Die Gründe der Kommission

Konkret begründet die Kommission ihren Schritt damit, dass der Ukraine-Krieg, die hohen Energiepreise und die Lieferkettenprobleme die Wirtschaft erheblich belasteten und zu mehr Unsicherheit führten. Daher bräuchten die Finanzminister auch 2023 die Flexibilität, rasch reagieren zu können. Zudem seien hohe Investitionen nötig, um schnell unabhängig von russischer Energie zu werden. Dem Frühjahrsgutachten der Kommission zufolge wird die Wirtschaft der Euro-Länder in diesem Jahr zwar um 2,7 Prozent wachsen, noch im Februar hatte die Behörde aber mit vier Prozent gerechnet. Zugleich warnte die Kommission davor, dass die Frühjahrsprognose mit „extremer Unsicherheit“ und „hohen Abwärtsrisiken“ behaftet sei. Eine Eskalation des Krieges, ein plötzlicher Stopp der Energielieferungen oder ein weiteres Nachlassen wirtschaftlicher Aktivität in den USA und China könnten zu viel düstereren Aussichten führen.

Kritische Stimmen

Dem Vorschlag müssen die Mitgliedstaaten noch zustimmen, doch das dürfte trotz mancher Kritik kein Hindernis sein. Auch die Bundesregierung will ihn mittragen, Deutschland werde von dem Aussetzen der Verschuldungsregeln aber keinen Gebrauch machen, so Bundesfinanzminister Lindner. Innerhalb und vor allem außerhalb der Kommission ist dieser Schritt durchaus umstritten. Denn immerhin sieht die gegenwärtige Konjunkturprognose für die Euro-Zone ein wirtschaftliches Wachstum um mehr als zwei Prozent vor, trotz des Krieges. Zum Vergleich: Im Jahr 2020, als die Kommission den Pakt aussetzte, schrumpfte die Wirtschaftsleistung in den 19 Staaten um mehr als sechs Prozent. Auch das Argument mit den hohen Investitionen, die für die grüne Transformation und die Energiewende notwendig werden, wird von Beobachtern kritisch gesehen, da dieser Investitionsbedarf auch über das Jahr 2023 hinaus groß sein werde. 

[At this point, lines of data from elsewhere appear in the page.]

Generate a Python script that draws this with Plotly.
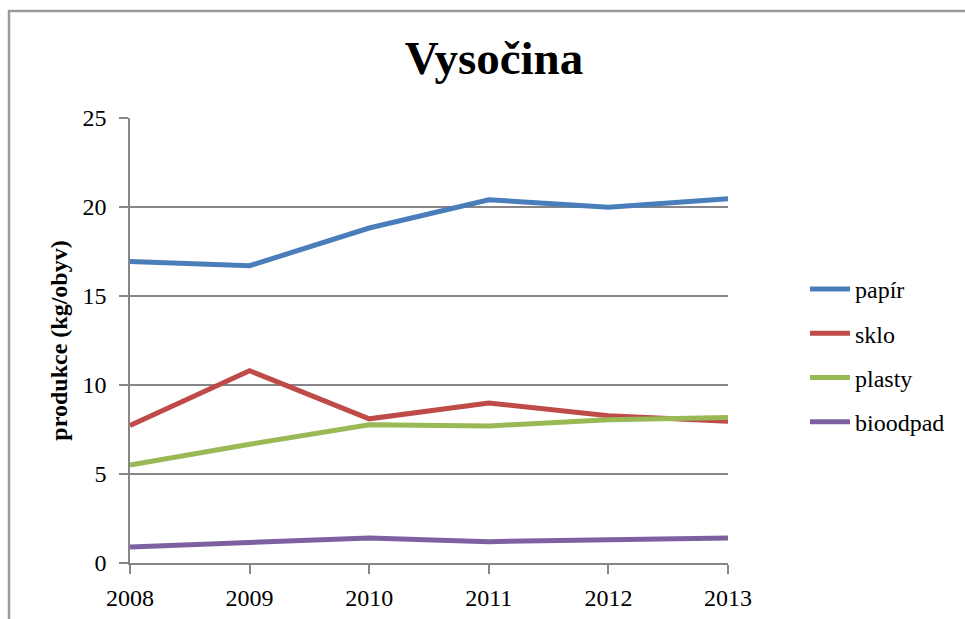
import plotly.graph_objects as go

years = [2008, 2009, 2010, 2011, 2012, 2013]
papir = [16.94, 16.7, 18.82, 20.41, 19.98, 20.47]
sklo = [7.73, 10.8, 8.1, 8.99, 8.27, 7.96]
plasty = [5.5, 6.67, 7.76, 7.7, 8.05, 8.18]
bioodpad = [0.9, 1.15, 1.41, 1.2, 1.28, 1.41]

series_names = ["papír", "sklo", "plasty", "bioodpad"]
series_values = [papir, sklo, plasty, bioodpad]
colors = ["#4A7EBB", "#BE4B48", "#98B954", "#7D60A0"]

FONT = "Liberation Serif, Times New Roman, serif"

fig = go.Figure()
for i, (name, vals, col) in enumerate(zip(series_names, series_values, colors)):
    fig.add_trace(go.Scatter(
        x=years, y=vals, name=name, mode="lines",
        line=dict(color=col, width=5),
        legendgroup=f"g{i}",
    ))

W, H = 965, 619
ml, mr, mt, mb = 130, 237, 118, 56
PW, PH = W - ml - mr, H - mt - mb

fig.update_layout(
    width=W, height=H,
    margin=dict(l=ml, r=mr, t=mt, b=mb, autoexpand=False),
    paper_bgcolor="white", plot_bgcolor="white",
    font=dict(family=FONT, size=24, color="black"),
    title=dict(text="<b>Vysočina</b>", x=494 / W, xanchor="center",
               xref="container", y=1 - 58 / H, yanchor="middle", yref="container",
               font=dict(family=FONT, size=47, color="black")),
    showlegend=True,
    legend=dict(x=(805 - ml) / PW, xanchor="left", y=(H - mb - 267) / PH,
                yanchor="top", font=dict(family=FONT, size=24), tracegroupgap=10,
                itemwidth=40, bgcolor="rgba(0,0,0,0)"),
    xaxis=dict(range=[2008, 2013], dtick=1, tick0=2008, showgrid=False,
               showline=True, linecolor="#868686", linewidth=1.5,
               ticks="outside", ticklen=9, tickcolor="#868686", tickwidth=1.5,
               ticklabelstandoff=3, zeroline=False,
               tickfont=dict(family=FONT, size=24)),
    yaxis=dict(range=[0, 25], dtick=5, showgrid=True, gridcolor="#868686", gridwidth=1.5,
               showline=True, linecolor="#868686", linewidth=1.5,
               ticks="outside", ticklen=9, tickcolor="#868686", tickwidth=1.5,
               ticklabelstandoff=8, zeroline=False,
               tickfont=dict(family=FONT, size=24),
               title=dict(text="<b>produkce (kg/obyv)</b>", standoff=8,
                          font=dict(family=FONT, size=24))),
)

# chart frame (left and top edges visible)
fig.add_shape(type="rect", xref="paper", yref="paper",
              x0=(9 - ml) / PW, x1=(990 - ml) / PW,
              y0=(H - mb - 640) / PH, y1=(H - mb - 11) / PH,
              line=dict(color="#9a9a9a", width=2.5), layer="below")

fig.write_html("out.html", config={"displayModeBar": False},
               post_script="document.body.style.margin='0';document.body.style.padding='0';")
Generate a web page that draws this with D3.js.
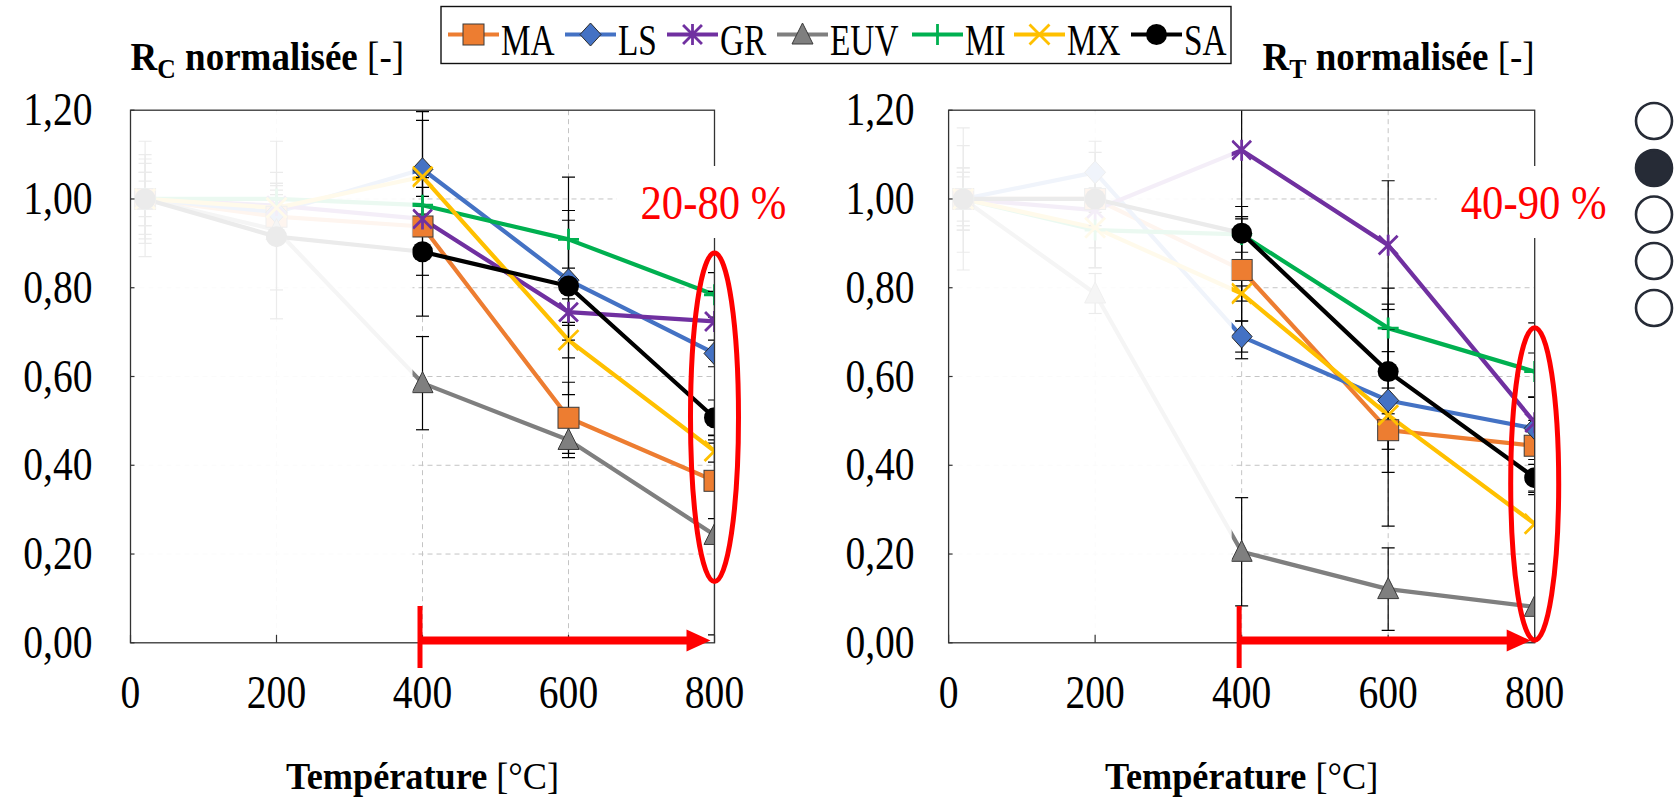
<!DOCTYPE html>
<html>
<head>
<meta charset="utf-8">
<script src="https://cdn.jsdelivr.net/npm/d3@7"></script>
<style>
  html, body { margin: 0; padding: 0; background: #fff; }
  svg { display: block; }
  text { font-family: "Liberation Serif", "Times New Roman", serif; }
</style>
</head>
<body>
<svg id="chart" width="1677" height="797"></svg>
<script>
// ---- data ---------------------------------------------------------------
const temps = [20, 200, 400, 600, 800];
const seriesNames = ["MA", "LS", "GR", "EUV", "MI", "MX", "SA"];
const seriesColors = ["#ED7D31", "#4472C4", "#7030A0", "#7F7F7F", "#00B050", "#FFC000", "#000000"];
const seriesMarkers = ["square", "diamond", "star", "triangle", "plus", "cross", "circle"];

const xTicks = [0, 200, 400, 600, 800];
const yTicks = [0, 0.2, 0.4, 0.6, 0.8, 1.0, 1.2];

// normalised contact resistance R_C
const rcMA  = [1.00, 0.96, 0.938, 0.507, 0.365];
const rcLS  = [1.00, 0.97, 1.067, 0.817, 0.652];
const rcGR  = [1.00, 0.985, 0.955, 0.745, 0.724];
const rcEUV = [1.00, 0.93, 0.585, 0.457, 0.243];
const rcMI  = [1.00, 1.00, 0.986, 0.909, 0.784];
const rcMX  = [1.00, 0.98, 1.05, 0.682, 0.432];
const rcSA  = [1.00, 0.915, 0.881, 0.804, 0.507];

const rcErrMA  = [0.06, 0.06, 0.11, 0.08, 0.085];
const rcErrLS  = [0.13, 0.04, 0.13, 0.135, 0.03];
const rcErrGR  = [0.08, 0.05, 0.03, 0.03, 0.068];
const rcErrEUV = [0.10, 0.20, 0.105, 0.04, 0.225];
const rcErrMI  = [0.04, 0.03, 0.02, 0.065, 0.05];
const rcErrMX  = [0.06, 0.08, 0.127, 0.04, 0.025];
const rcErrSA  = [0.09, 0.12, 0.145, 0.245, 0.04];

// normalised tensile resistance R_T
const rtMA  = [1.00, 1.00, 0.84, 0.479, 0.444];
const rtLS  = [1.00, 1.06, 0.69, 0.546, 0.483];
const rtGR  = [1.00, 0.975, 1.11, 0.896, 0.496];
const rtEUV = [1.00, 0.787, 0.205, 0.121, 0.081];
const rtMI  = [1.00, 0.93, 0.92, 0.709, 0.611];
const rtMX  = [1.00, 0.935, 0.787, 0.513, 0.268];
const rtSA  = [1.00, 1.00, 0.923, 0.611, 0.372];

const rtErrMA  = [0.06, 0.07, 0.115, 0.095, 0.11];
const rtErrLS  = [0.12, 0.07, 0.035, 0.11, 0.07];
const rtErrGR  = [0.07, 0.13, 0.47, 0.145, 0.157];
const rtErrEUV = [0.16, 0.045, 0.122, 0.093, 0.08];
const rtErrMI  = [0.06, 0.04, 0.04, 0.09, 0.11];
const rtErrMX  = [0.07, 0.09, 0.017, 0.25, 0.09];
const rtErrSA  = [0.05, 0.06, 0.06, 0.095, 0.03];

const rangeLabels = ["20-80 %", "40-90 %"];
const highlightFrom = 400;   // start of the highlighted temperature range
const highlightTo = 800;

// ---- layout -------------------------------------------------------------
const svg = d3.select("#chart");

const panels = [
  {
    id: "rc", sub: "C", x0: 130.5, x1: 714.5, tickLabelGap: 38, titleAnchor: "start",
    values: [rcMA, rcLS, rcGR, rcEUV, rcMI, rcMX, rcSA],
    errors: [rcErrMA, rcErrLS, rcErrGR, rcErrEUV, rcErrMI, rcErrMX, rcErrSA],
    label: rangeLabels[0], ellipse: [0.878, 0.138]
  },
  {
    id: "rt", sub: "T", x0: 948.6, x1: 1534.7, tickLabelGap: 34, titleAnchor: "end",
    values: [rtMA, rtLS, rtGR, rtEUV, rtMI, rtMX, rtSA],
    errors: [rtErrMA, rtErrLS, rtErrGR, rtErrEUV, rtErrMI, rtErrMX, rtErrSA],
    label: rangeLabels[1], ellipse: [0.71, 0.006]
  }
];

const yScale = d3.scaleLinear().domain([0, 1.2]).range([642.8, 110.2]);
const fmt = v => d3.format(".2f")(v).replace(".", ",");

// text placed at (x, y) and narrowed horizontally by sx
function narrowText(g, x, y, size, sx, anchor) {
  return g.append("text")
    .attr("transform", `translate(${x},${y}) scale(${sx},1)`)
    .attr("text-anchor", anchor || "start")
    .attr("font-size", size).attr("fill", "#000");
}

// marker drawing
function drawMarker(g, type, color, cx, cy) {
  const m = g.append("g").attr("transform", `translate(${cx},${cy})`);
  const s = 10.5;
  if (type === "square") {
    m.append("rect").attr("x", -s).attr("y", -s).attr("width", 2 * s).attr("height", 2 * s)
      .attr("fill", color).attr("stroke", "#3a3a3a").attr("stroke-width", 1);
  } else if (type === "diamond") {
    m.append("path").attr("d", `M0,${-s - 1}L${s},0L0,${s + 1}L${-s},0Z`)
      .attr("fill", color).attr("stroke", "#2a2a2a").attr("stroke-width", 1);
  } else if (type === "triangle") {
    m.append("path").attr("d", `M0,${-s - 1}L${s},${s - 1}L${-s},${s - 1}Z`)
      .attr("fill", color).attr("stroke", "#3a3a3a").attr("stroke-width", 1);
  } else if (type === "circle") {
    m.append("circle").attr("r", s).attr("fill", color);
  } else if (type === "plus") {
    m.append("path").attr("d", `M${-s},0H${s}M0,${-s}V${s}`)
      .attr("stroke", color).attr("stroke-width", 2.8).attr("fill", "none");
  } else if (type === "cross") {
    const k = s * 0.95;
    m.append("path").attr("d", `M${-k},${-k}L${k},${k}M${-k},${k}L${k},${-k}`)
      .attr("stroke", color).attr("stroke-width", 2.8).attr("fill", "none");
  } else if (type === "star") {
    const k = s * 0.9;
    m.append("path").attr("d", `M${-k},${-k}L${k},${k}M${-k},${k}L${k},${-k}M0,${-s}V${s}`)
      .attr("stroke", color).attr("stroke-width", 2.8).attr("fill", "none");
  }
}

panels.forEach(p => {
  const x = d3.scaleLinear().domain([0, 800]).range([p.x0, p.x1]);
  const top = yScale(1.2), bottom = yScale(0);
  const g = svg.append("g").attr("class", "panel-" + p.id);

  // clip region = plot area
  svg.append("clipPath").attr("id", "clip-" + p.id)
    .append("rect").attr("x", p.x0).attr("y", top).attr("width", p.x1 - p.x0).attr("height", bottom - top);

  // grid
  const grid = g.append("g");
  grid.selectAll("line.h").data(yTicks.filter(v => v > 0 && v < 1.2)).join("line")
    .attr("x1", p.x0).attr("x2", p.x1).attr("y1", d => yScale(d)).attr("y2", d => yScale(d))
    .attr("stroke", "#c4c4c4").attr("stroke-width", 1).attr("stroke-dasharray", "5,4");
  grid.selectAll("line.v").data(xTicks.filter(v => v > 0 && v < 800)).join("line")
    .attr("y1", top).attr("y2", bottom).attr("x1", d => x(d)).attr("x2", d => x(d))
    .attr("stroke", "#c4c4c4").attr("stroke-width", 1).attr("stroke-dasharray", "5,4");

  const data = g.append("g").attr("clip-path", `url(#clip-${p.id})`);
  const line = d3.line().x((d, i) => x(temps[i])).y(d => yScale(d));

  // series lines
  p.values.forEach((vals, si) => {
    data.append("path").datum(vals).attr("d", line)
      .attr("fill", "none").attr("stroke", seriesColors[si]).attr("stroke-width", 4.2)
      .attr("stroke-linejoin", "round");
  });

  // error bars
  p.values.forEach((vals, si) => {
    const eb = data.append("g");
    vals.forEach((v, i) => {
      const e = p.errors[si][i];
      const cx = x(temps[i]);
      eb.append("line").attr("x1", cx).attr("x2", cx).attr("y1", yScale(v + e)).attr("y2", yScale(v - e))
        .attr("stroke", "#000").attr("stroke-width", 1.2);
      [v + e, v - e].forEach(w => {
        eb.append("line").attr("x1", cx - 6.5).attr("x2", cx + 6.5).attr("y1", yScale(w)).attr("y2", yScale(w))
          .attr("stroke", "#000").attr("stroke-width", 1.2);
      });
    });
  });
  // markers
  p.values.forEach((vals, si) => {
    vals.forEach((v, i) => drawMarker(data, seriesMarkers[si], seriesColors[si], x(temps[i]), yScale(v)));
  });

  // washed-out region below the highlighted range
  g.append("rect").attr("x", p.x0 + 1).attr("y", top + 1)
    .attr("width", x(highlightFrom) - 10 - p.x0 - 1).attr("height", bottom - top - 2)
    .attr("fill", "#fff").attr("opacity", 0.92);

  // frame and ticks
  const frameColor = "#333";
  g.append("rect").attr("x", p.x0).attr("y", top).attr("width", p.x1 - p.x0).attr("height", bottom - top)
    .attr("fill", "none").attr("stroke", frameColor).attr("stroke-width", 1.3);
  g.selectAll("line.yt").data(yTicks).join("line")
    .attr("x1", p.x0).attr("x2", p.x0 + 4).attr("y1", d => yScale(d)).attr("y2", d => yScale(d))
    .attr("stroke", frameColor).attr("stroke-width", 1.2);
  g.selectAll("line.xt").data(xTicks).join("line")
    .attr("x1", d => x(d)).attr("x2", d => x(d)).attr("y1", bottom).attr("y2", bottom - 8)
    .attr("stroke", frameColor).attr("stroke-width", 1.2);

  // tick labels
  yTicks.forEach(v => narrowText(g, p.x0 - p.tickLabelGap, yScale(v) + 15, 46, 0.86, "end").text(fmt(v)));
  xTicks.forEach(v => narrowText(g, x(v), 707.5, 46, 0.86, "middle").text(v));

  // panel title
  const title = narrowText(g, p.titleAnchor === "start" ? p.x0 : p.x1, 70, 39, 0.95, p.titleAnchor);
  title.append("tspan").attr("font-weight", "bold").text("R");
  title.append("tspan").attr("font-weight", "bold").attr("font-size", 27).attr("dy", 8).text(p.sub);
  title.append("tspan").attr("font-weight", "bold").attr("dy", -8).text(" normalisée");
  title.append("tspan").text(" [-]");

  // axis title
  const xt = narrowText(g, x(400), 789, 39, 0.93, "middle");
  xt.append("tspan").attr("font-weight", "bold").text("Température");
  xt.append("tspan").text(" [°C]");

  // range label on a white box
  const lx = x(800) - 74, ly = 219;
  g.append("rect").attr("x", lx - 24).attr("y", 166).attr("width", 176).attr("height", 72).attr("fill", "#fff");
  narrowText(g, lx, ly, 48, 0.89, "start").attr("fill", "#FF0000").text(p.label);

  // ellipse round the 800 °C points
  const eTop = yScale(p.ellipse[0]), eBot = yScale(p.ellipse[1]);
  g.append("ellipse").attr("cx", x(800)).attr("cy", (eTop + eBot) / 2)
    .attr("rx", 24).attr("ry", (eBot - eTop) / 2)
    .attr("fill", "none").attr("stroke", "#FF0000").attr("stroke-width", 5);

  // arrow over the highlighted range
  const ay = bottom - 2.2;
  const ax0 = x(highlightFrom) - 2.5, ax1 = x(highlightTo) - 4;
  g.append("line").attr("x1", ax0).attr("x2", ax0).attr("y1", 606).attr("y2", 668)
    .attr("stroke", "#FF0000").attr("stroke-width", 5);
  g.append("line").attr("x1", ax0).attr("x2", ax1 - 22).attr("y1", ay).attr("y2", ay)
    .attr("stroke", "#FF0000").attr("stroke-width", 8);
  g.append("path").attr("d", `M${ax1 - 24},${ay - 11}L${ax1},${ay}L${ax1 - 24},${ay + 11}Z`)
    .attr("fill", "#FF0000");
});

// ---- legend ---------------------------------------------------------------
const legend = svg.append("g");
legend.append("rect").attr("x", 441).attr("y", 6.5).attr("width", 790).attr("height", 57)
  .attr("fill", "#fff").attr("stroke", "#111").attr("stroke-width", 1.4);
const legendStarts = [448, 565, 667, 777, 912, 1014, 1131];
const legY = 34.5;
seriesNames.forEach((name, i) => {
  const lx0 = legendStarts[i];
  legend.append("line").attr("x1", lx0).attr("x2", lx0 + 51).attr("y1", legY).attr("y2", legY)
    .attr("stroke", seriesColors[i]).attr("stroke-width", 4.2);
  drawMarker(legend, seriesMarkers[i], seriesColors[i], lx0 + 25.5, legY);
  narrowText(legend, lx0 + 53, 55, 45, 0.74, "start").text(name);
});

// ---- page selector dots -------------------------------------------------------
const dotsY = [121, 168, 214.5, 261, 308];
svg.append("g").selectAll("circle").data(dotsY).join("circle")
  .attr("cx", 1654).attr("cy", d => d).attr("r", 18)
  .attr("fill", (d, i) => i === 1 ? "#262b36" : "#fff")
  .attr("stroke", "#262b36").attr("stroke-width", 2.6);
</script>
</body>
</html>
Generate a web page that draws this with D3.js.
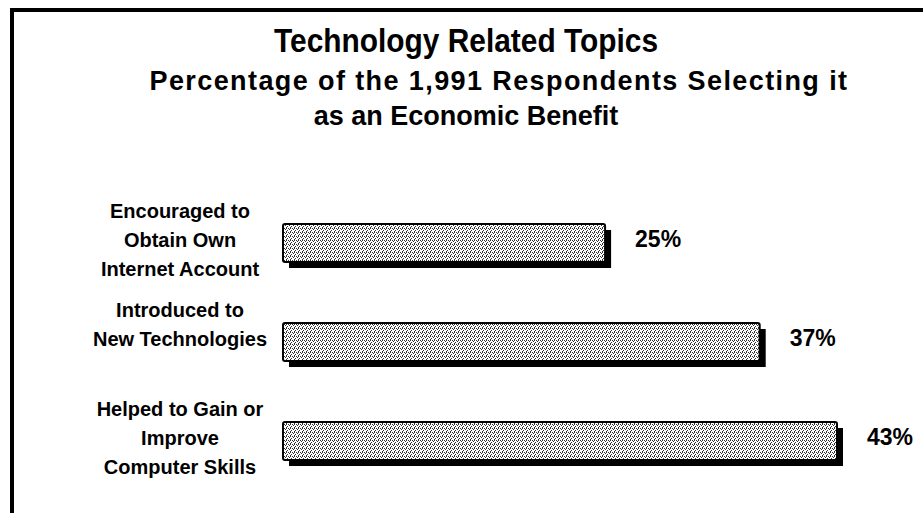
<!DOCTYPE html>
<html>
<head>
<meta charset="utf-8">
<script src="https://cdn.jsdelivr.net/npm/d3@7"></script>
<style>
  body { margin: 0; background: #fff; }
  text { font-family: "Liberation Sans", Arial, sans-serif; font-weight: bold; fill: #000; }
</style>
</head>
<body>
<div id="chart"></div>
<script>
var width = 923, height = 513;

// data
var categories = [
  ["Encouraged to", "Obtain Own", "Internet Account"],
  ["Introduced to", "New Technologies"],
  ["Helped to Gain or", "Improve", "Computer Skills"]
];
var values = [25, 37, 43];
var valueLabels = ["25%", "37%", "43%"];
var titleLines = ["Technology Related Topics"];
var subtitleLines = ["Percentage of the 1,991 Respondents Selecting it", "as an Economic Benefit"];

var svg = d3.select("#chart").append("svg")
    .attr("width", width)
    .attr("height", height)

// stipple fill like the printed bars
var defs = svg.append("defs")
var pat = defs.append("pattern")
    .attr("id", "stipple")
    .attr("width", 4)
    .attr("height", 4)
    .attr("patternUnits", "userSpaceOnUse")
pat.append("rect").attr("width", 4).attr("height", 4).attr("fill", "#fff")
var dots = [[0,0],[2,0],[1,1],[3,2],[2,3]]
pat.selectAll("rect.d").data(dots).enter().append("rect")
    .attr("class", "d")
    .attr("x", function(d){ return d[0] })
    .attr("y", function(d){ return d[1] })
    .attr("width", 1).attr("height", 1)
    .attr("fill", "#333")

// frame (only top and left show in the crop)
svg.append("path")
    .attr("d", "M12,513 V10 H923")
    .attr("fill", "none")
    .attr("stroke", "#000")
    .attr("stroke-width", 4)

// titles
svg.append("text")
    .attr("x", 466).attr("y", 52)
    .attr("text-anchor", "middle")
    .attr("textLength", 384)
    .attr("lengthAdjust", "spacingAndGlyphs")
    .style("font-size", "33px")
    .text(titleLines[0])

var subX = [499, 466]
svg.selectAll("text.sub")
    .data(subtitleLines)
    .enter().append("text")
    .attr("class", "sub")
    .attr("x", function(d,i){ return subX[i] })
    .attr("y", function(d,i){ return 90 + i*35 })
    .attr("text-anchor", "middle")
    .style("font-size", "27px")
    .style("letter-spacing", function(d,i){ return i == 0 ? "1.4px" : "0px" })
    .text(function(d){ return d })

// scales
var x = d3.scaleLinear().domain([0, 43]).range([283, 837])
var y = d3.scaleBand().domain(d3.range(values.length)).range([163, 521]).padding(0.616)

var bars = svg.selectAll("g.bar")
    .data(values)
    .enter().append("g")
    .attr("class", "bar")

// drop shadow
bars.append("rect")
    .attr("x", x(0) + 6)
    .attr("y", function(d,i){ return y(i) + 6 })
    .attr("width", function(d){ return x(d) - x(0) })
    .attr("height", y.bandwidth())
    .attr("fill", "#000")

bars.append("rect")
    .attr("x", x(0))
    .attr("y", function(d,i){ return y(i) })
    .attr("width", function(d){ return x(d) - x(0) })
    .attr("height", y.bandwidth())
    .attr("rx", 2)
    .attr("fill", "url(#stipple)")
    .attr("stroke", "#000")
    .attr("stroke-width", 2)

// value labels
bars.append("text")
    .attr("x", function(d){ return x(d) + 30 })
    .attr("y", function(d,i){ return y(i) + y.bandwidth()/2 - 4 })
    .attr("dy", "0.35em")
    .style("font-size", "23px")
    .text(function(d,i){ return valueLabels[i] })

// category labels, top aligned with 29px line spacing
bars.each(function(d,i){
  var g = d3.select(this)
  g.selectAll("text.cat")
    .data(categories[i])
    .enter().append("text")
    .attr("class", "cat")
    .attr("x", 180)
    .attr("y", function(t,j){ return y(i) + y.bandwidth()/2 - 32 + j*29 })
    .attr("dy", "0.35em")
    .attr("text-anchor", "middle")
    .style("font-size", "20px")
    .text(function(t){ return t })
})
</script>
</body>
</html>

Die Kommission betont, der Aufschub sei kein Freibrief zum Schuldenmachen: Sie rät den Regierungen, einerseits mehr in Energiesicherheit, Klimaschutz und Digitalisierung zu investieren, andererseits das Wachstum der laufenden Ausgaben zu deckeln. Zudem sollten hoch verschuldete Länder anstreben, ihre Verbindlichkeiten mittelfristig zu senken. 

Reform des Paktes: Vorschläge nach dem Sommer

Bis Sommer wollte die Kommission auch Vorschläge für eine langfristige Reform des Stabilitätspakts präsentieren, nun will die Behörde ihr Konzept jedoch erst nach der Sommerpause vorstellen. Die Euro-Länder sind sich zwar weitgehend einig darüber, dass der Stabilitätspakt reformiert werden muss. Die Vorstellungen, was dafür konkret erforderlich ist, gehen allerdings weit auseinander. Südeuropäische Länder wie Italien dringen auf flexiblere Sparziele. In Griechenland und Italien liegt die Schuldenquote bei fast 200 beziehungsweise 150 Prozent – die vertragliche Obergrenze von 60 Prozent ist mittelfristig kaum erreichbar.

Weitgehende Einigkeit besteht zumindest darüber, dass die Regeln radikal vereinfacht werden müssen und die Anpassungspfade bei einer zu hohen Verschuldung neu austariert werden sollten. Und viel Zustimmung hat es auch schon für eine Anhebung der 60-%-Verschuldungsgrenze und die Einführung einer – wie auch immer ausgestalteten – Investitionsförderung gegeben.